One guy pulled up in a big, rusty pickup truck. He was pure cowboy, which is a somewhat rare sight up here in Yankee country, with beat-up jeans, a plaid shirt, and a dusty black cowboy hat. I think he had a mustache, but I don't really remember. With a nice cowboy drawl, he too asked where we were moving, and upon hearing my reply, he said, "Goedenavond." Double-taking, I said, "You speak Dutch?" He proceeded to say a bunch more in Dutch, which I didn't understand a word of, and seeing my blank stare (and surprised look), he scowled and said, "What are you doing moving to Holland if you don't even speak Dutch?" Embarrassed, I admitted that I was going there drastically unprepared, but that I hoped to start Dutch classes as soon as possible. He seemed to find this all quite amusing, and went on to explain that his ex-wife was Dutch, and that she never taught him Dutch, but expected him to understand when she spoke Dutch to him. With time, he did... So then he proceeded to teach me some Dutch swear words and insults appropriate for an ex-wife, all of which I have already forgotten. Oh well.

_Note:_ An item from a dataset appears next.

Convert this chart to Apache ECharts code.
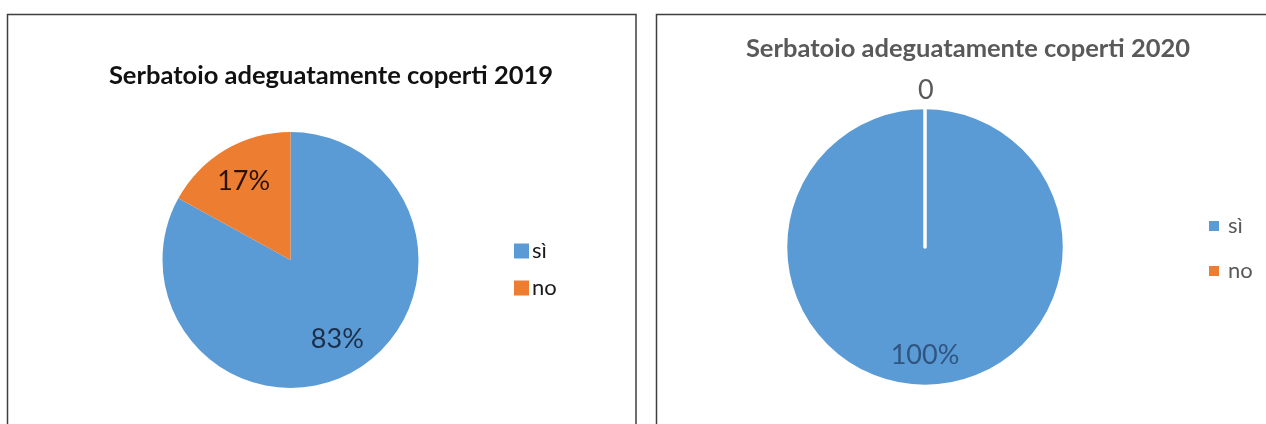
<!DOCTYPE html>
<html>
<head>
<meta charset="utf-8">
<script src="https://cdn.jsdelivr.net/npm/echarts@6/dist/echarts.min.js"></script>
<style>
  html, body { margin: 0; padding: 0; background: #ffffff; }
  #chart { width: 1266px; height: 424px; }
</style>
</head>
<body>
<div id="chart"></div>
<script>
// Categories and values for the two survey years
const categories = ['sì', 'no'];
const values2019 = [83, 17];
const values2020 = [100, 0];
const title2019 = 'Serbatoio adeguatamente coperti 2019';
const title2020 = 'Serbatoio adeguatamente coperti 2020';
const colors = ['#5b9bd5', '#ed7d31'];

const FONT = 'Lato, "Open Sans", sans-serif';

function items(values, extra) {
  return categories.map((name, i) => Object.assign({ name: name, value: values[i] }, extra ? extra(i) : {}));
}

const chart = echarts.init(document.getElementById('chart'), null, { renderer: 'canvas' });

const option = {
  animation: false,
  color: colors,
  graphic: [
    // panel frames
    { type: 'rect', shape: { x: 7.5, y: 14.5, width: 628.5, height: 430 },
      style: { fill: 'none', stroke: '#3f3f3f', lineWidth: 1.5 }, silent: true },
    { type: 'rect', shape: { x: 656.5, y: 14.5, width: 640, height: 430 },
      style: { fill: 'none', stroke: '#3f3f3f', lineWidth: 1.5 }, silent: true }
  ],
  title: [
    { text: title2019, left: 326, top: 58, textAlign: 'center',
      textStyle: { fontFamily: FONT, fontSize: 25.5, fontWeight: 'bold', color: '#111111' } },
    { text: title2020, left: 963, top: 31, textAlign: 'center',
      textStyle: { fontFamily: FONT, fontSize: 25.5, fontWeight: 'bold', color: '#595959' } }
  ],
  legend: [
    { orient: 'vertical', left: 509, top: 235, data: categories,
      icon: 'rect', itemWidth: 15, itemHeight: 15, itemGap: 15,
      selectedMode: false,
      textStyle: { fontFamily: FONT, fontSize: 22, color: '#1a1a1a', padding: [0, 0, 0, -2] } },
    { orient: 'vertical', left: 1204, top: 210, data: categories,
      icon: 'rect', itemWidth: 10, itemHeight: 10, itemGap: 23,
      selectedMode: false,
      textStyle: { fontFamily: FONT, fontSize: 22, color: '#595959', padding: [0, 0, 0, 4] } }
  ],
  series: [
    // 2019 pie
    { type: 'pie', center: [290.5, 260], radius: 128, startAngle: 90, clockwise: true,
      silent: true, label: { show: false }, labelLine: { show: false },
      data: items(values2019) },
    // 2019 percentage labels, carried by a transparent ring so they sit further out
    { type: 'pie', center: [290.5, 260], radius: 178, startAngle: 90, clockwise: true,
      silent: true, itemStyle: { color: 'rgba(0,0,0,0)' }, labelLine: { show: false },
      label: { show: true, position: 'inside', formatter: '{d}%', fontFamily: FONT, fontSize: 27 },
      data: items(values2019, i => ({ label: { color: i === 0 ? '#1c2f4a' : '#2a1206' } })) },
    // 2020 pie, white slice borders
    { type: 'pie', center: [925, 247], radius: 139.5, startAngle: 90, clockwise: true,
      silent: true,
      itemStyle: { borderColor: '#ffffff', borderWidth: 3.5 },
      labelLine: { show: false, length: 12, length2: 0 },
      label: { show: false },
      data: items(values2020, i => i === 1 ? {
        label: { show: true, position: 'outside', formatter: '{c}', offset: [-12, -5],
                 fontFamily: FONT, fontSize: 27, color: '#595959' }
      } : {}) },
    // 2020 percentage label
    { type: 'pie', center: [925, 247], radius: 210, startAngle: 90, clockwise: true,
      silent: true, itemStyle: { color: 'rgba(0,0,0,0)' }, labelLine: { show: false },
      label: { show: true, position: 'inside', formatter: '{d}%', fontFamily: FONT, fontSize: 27, color: '#2f5580' },
      data: items(values2020, i => i === 1 ? { label: { show: false } } : {}) }
  ]
};

chart.setOption(option);
</script>
</body>
</html>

So the Dutch cowboy made quite an impression on me. But so did the dad who bought his sons swords. What dad buys his 8 year old a medieval broadsword?? And his 6 year old a Spanish épée??? Yikes! People never fail to surprise me... what a wonderful, wacky world!


Steve said...

Only people who like NASCAR buy their kids swords...


Anonymous said...

forget the kids, what were you doing with swords?